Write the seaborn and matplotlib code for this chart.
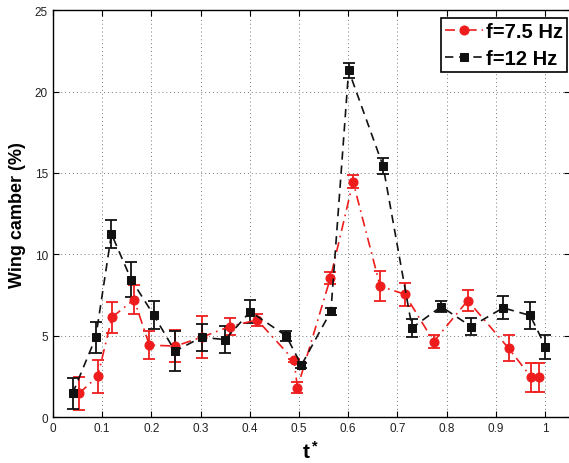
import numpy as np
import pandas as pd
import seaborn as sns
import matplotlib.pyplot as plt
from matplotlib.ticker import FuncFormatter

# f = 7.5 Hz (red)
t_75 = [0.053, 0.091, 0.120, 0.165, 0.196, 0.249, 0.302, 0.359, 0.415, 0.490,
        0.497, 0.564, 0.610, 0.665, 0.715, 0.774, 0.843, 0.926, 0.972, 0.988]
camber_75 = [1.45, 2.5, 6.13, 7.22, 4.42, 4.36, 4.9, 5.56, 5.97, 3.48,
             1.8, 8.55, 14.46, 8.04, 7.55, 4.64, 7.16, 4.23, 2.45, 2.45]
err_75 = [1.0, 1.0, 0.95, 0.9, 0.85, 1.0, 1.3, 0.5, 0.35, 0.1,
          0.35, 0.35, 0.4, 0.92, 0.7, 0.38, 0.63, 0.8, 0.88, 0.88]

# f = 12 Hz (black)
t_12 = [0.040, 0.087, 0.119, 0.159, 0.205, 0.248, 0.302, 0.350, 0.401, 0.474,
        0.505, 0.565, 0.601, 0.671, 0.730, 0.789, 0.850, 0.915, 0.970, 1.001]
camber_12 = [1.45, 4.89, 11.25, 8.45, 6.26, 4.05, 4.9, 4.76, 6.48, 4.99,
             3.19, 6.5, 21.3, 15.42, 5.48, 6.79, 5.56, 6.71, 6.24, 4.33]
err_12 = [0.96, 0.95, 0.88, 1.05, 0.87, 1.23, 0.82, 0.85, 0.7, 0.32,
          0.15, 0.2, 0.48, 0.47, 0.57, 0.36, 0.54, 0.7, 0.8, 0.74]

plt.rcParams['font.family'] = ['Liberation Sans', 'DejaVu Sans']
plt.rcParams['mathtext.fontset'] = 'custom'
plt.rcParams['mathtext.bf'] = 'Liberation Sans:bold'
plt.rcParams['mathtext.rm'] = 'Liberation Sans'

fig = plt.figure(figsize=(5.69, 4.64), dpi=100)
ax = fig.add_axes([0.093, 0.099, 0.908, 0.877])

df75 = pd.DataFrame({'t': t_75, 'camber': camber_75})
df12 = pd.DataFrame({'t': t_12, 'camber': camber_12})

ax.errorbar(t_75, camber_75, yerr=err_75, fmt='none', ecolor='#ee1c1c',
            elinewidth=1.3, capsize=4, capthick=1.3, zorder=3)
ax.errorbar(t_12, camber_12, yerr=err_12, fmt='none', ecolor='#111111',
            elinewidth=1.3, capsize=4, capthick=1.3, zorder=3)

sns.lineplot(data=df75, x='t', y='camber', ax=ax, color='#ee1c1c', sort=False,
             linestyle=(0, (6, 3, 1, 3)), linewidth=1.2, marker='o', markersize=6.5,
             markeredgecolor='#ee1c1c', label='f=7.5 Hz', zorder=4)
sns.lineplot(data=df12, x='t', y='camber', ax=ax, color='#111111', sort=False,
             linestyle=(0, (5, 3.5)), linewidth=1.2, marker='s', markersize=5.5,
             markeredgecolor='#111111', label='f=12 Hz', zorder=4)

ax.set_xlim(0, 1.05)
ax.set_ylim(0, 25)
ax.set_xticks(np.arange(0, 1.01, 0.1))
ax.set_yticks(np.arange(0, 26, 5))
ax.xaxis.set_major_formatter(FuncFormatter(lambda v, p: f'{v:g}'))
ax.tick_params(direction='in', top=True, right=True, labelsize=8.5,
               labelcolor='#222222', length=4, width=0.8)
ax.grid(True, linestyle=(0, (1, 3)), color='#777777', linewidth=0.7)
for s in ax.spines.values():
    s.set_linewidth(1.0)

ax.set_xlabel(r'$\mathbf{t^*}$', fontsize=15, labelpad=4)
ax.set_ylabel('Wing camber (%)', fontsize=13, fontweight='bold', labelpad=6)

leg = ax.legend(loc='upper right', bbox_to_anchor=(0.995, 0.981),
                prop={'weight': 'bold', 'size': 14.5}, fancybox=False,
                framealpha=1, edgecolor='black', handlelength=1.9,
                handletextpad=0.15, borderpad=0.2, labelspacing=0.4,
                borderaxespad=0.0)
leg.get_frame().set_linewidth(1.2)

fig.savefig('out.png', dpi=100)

============================================================

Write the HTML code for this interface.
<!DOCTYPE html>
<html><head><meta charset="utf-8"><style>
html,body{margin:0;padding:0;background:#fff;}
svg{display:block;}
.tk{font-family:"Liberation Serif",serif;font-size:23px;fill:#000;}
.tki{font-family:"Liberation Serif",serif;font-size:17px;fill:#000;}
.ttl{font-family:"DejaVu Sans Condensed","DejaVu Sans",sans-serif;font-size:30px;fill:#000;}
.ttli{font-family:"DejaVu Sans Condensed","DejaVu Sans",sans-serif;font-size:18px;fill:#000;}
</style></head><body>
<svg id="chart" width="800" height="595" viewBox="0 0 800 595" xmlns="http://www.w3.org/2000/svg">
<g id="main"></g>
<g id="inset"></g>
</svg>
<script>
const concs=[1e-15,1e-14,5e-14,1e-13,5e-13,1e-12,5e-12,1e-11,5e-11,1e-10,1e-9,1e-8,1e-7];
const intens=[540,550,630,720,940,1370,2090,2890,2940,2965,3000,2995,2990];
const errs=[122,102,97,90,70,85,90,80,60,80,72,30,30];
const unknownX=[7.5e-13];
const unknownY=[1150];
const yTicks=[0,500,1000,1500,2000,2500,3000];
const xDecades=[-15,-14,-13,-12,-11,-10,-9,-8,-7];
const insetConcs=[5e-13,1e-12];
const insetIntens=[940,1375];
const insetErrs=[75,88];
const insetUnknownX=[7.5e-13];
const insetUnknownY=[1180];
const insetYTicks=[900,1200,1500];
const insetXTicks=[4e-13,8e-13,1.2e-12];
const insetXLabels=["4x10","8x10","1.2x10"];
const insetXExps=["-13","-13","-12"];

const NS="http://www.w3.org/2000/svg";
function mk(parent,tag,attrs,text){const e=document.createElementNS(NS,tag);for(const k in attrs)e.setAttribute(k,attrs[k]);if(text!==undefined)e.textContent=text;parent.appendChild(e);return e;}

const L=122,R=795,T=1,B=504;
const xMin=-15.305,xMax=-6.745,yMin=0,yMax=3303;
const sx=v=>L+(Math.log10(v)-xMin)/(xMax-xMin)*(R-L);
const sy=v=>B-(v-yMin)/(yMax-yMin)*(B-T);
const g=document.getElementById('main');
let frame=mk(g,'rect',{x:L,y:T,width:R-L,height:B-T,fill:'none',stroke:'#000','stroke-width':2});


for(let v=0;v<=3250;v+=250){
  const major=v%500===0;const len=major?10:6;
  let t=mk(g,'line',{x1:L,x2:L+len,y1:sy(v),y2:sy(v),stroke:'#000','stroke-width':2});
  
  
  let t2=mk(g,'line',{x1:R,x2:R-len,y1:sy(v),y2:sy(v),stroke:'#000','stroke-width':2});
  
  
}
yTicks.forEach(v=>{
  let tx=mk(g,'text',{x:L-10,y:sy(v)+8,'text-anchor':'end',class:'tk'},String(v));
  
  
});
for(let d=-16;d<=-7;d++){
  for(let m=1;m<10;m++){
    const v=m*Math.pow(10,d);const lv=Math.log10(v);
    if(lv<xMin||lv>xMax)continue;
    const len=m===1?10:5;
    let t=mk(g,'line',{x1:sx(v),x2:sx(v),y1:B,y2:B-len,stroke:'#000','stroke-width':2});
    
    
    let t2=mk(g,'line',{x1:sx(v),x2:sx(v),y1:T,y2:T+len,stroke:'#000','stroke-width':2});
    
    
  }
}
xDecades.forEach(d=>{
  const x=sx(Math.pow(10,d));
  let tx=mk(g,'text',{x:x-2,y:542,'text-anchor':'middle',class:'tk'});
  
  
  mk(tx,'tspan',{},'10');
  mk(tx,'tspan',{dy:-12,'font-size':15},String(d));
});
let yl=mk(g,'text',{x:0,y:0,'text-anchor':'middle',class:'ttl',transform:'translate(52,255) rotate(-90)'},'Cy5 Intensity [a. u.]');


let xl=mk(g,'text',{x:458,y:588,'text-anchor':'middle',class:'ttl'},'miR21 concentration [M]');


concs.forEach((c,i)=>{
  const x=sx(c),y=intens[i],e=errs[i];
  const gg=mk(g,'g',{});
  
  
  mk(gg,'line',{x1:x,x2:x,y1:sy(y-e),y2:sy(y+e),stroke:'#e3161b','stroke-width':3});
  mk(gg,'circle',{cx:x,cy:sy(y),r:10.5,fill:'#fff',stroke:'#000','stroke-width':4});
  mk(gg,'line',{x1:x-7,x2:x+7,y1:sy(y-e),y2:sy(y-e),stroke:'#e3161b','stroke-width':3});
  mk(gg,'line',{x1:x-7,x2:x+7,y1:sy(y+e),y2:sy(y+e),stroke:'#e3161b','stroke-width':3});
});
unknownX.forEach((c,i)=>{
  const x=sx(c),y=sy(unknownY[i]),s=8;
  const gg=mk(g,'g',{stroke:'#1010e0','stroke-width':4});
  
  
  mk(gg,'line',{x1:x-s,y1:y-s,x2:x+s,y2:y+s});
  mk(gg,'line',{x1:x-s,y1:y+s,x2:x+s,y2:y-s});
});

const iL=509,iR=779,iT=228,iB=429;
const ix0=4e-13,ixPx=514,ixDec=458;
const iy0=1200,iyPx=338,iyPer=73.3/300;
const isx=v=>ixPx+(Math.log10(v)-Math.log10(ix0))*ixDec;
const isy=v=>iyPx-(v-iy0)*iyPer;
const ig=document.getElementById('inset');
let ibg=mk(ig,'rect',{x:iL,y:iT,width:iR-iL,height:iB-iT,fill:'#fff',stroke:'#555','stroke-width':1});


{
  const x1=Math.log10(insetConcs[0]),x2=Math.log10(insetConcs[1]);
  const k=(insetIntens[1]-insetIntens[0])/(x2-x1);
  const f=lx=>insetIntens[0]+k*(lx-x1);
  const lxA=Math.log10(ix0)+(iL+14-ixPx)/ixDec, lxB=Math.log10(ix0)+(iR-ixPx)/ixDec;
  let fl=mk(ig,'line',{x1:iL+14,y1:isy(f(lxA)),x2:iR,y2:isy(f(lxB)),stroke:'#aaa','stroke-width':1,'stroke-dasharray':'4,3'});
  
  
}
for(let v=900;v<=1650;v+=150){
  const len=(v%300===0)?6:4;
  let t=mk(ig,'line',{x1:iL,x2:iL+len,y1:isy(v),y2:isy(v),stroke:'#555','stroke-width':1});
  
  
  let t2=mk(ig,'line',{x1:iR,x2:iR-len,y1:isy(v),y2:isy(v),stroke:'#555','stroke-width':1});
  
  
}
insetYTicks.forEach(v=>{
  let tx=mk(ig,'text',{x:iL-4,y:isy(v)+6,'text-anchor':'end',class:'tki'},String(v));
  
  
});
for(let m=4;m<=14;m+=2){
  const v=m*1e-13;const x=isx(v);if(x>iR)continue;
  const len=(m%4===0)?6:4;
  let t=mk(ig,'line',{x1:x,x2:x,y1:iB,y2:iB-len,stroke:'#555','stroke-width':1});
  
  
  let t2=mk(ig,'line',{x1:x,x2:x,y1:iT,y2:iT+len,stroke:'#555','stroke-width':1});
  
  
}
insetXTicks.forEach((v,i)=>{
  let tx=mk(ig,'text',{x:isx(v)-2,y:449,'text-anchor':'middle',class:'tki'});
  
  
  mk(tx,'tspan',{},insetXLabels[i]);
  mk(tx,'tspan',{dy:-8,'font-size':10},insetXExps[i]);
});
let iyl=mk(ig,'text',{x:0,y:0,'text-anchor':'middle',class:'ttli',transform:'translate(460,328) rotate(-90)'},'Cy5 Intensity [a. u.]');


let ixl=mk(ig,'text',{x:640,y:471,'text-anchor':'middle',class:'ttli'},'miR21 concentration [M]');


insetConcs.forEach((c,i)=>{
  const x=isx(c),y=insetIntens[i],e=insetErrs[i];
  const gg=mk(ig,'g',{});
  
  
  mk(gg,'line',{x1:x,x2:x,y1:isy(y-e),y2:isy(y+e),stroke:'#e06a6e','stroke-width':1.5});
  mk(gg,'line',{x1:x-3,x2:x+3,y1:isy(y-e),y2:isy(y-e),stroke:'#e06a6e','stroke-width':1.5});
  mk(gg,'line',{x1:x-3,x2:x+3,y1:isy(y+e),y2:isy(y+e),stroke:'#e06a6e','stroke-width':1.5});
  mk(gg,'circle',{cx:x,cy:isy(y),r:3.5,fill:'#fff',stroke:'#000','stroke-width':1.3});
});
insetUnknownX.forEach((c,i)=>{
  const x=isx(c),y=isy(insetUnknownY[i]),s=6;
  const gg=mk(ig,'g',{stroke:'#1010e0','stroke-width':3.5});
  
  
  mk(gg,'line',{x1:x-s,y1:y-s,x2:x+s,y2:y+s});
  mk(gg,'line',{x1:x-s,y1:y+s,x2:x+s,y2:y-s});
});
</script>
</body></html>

============================================================

■ **STATED PROBLEM**: Give again, word for word, the part that opens with the line containing "Write the seaborn" and closes with the one containing "from matplotlib.ticker import FuncFormatter". Include both of those lines and skip all pictures.

■ **SOLUTION TO THIS PROBLEM**:
Write the seaborn and matplotlib code for this chart.
import numpy as np
import pandas as pd
import seaborn as sns
import matplotlib.pyplot as plt
from matplotlib.ticker import FuncFormatter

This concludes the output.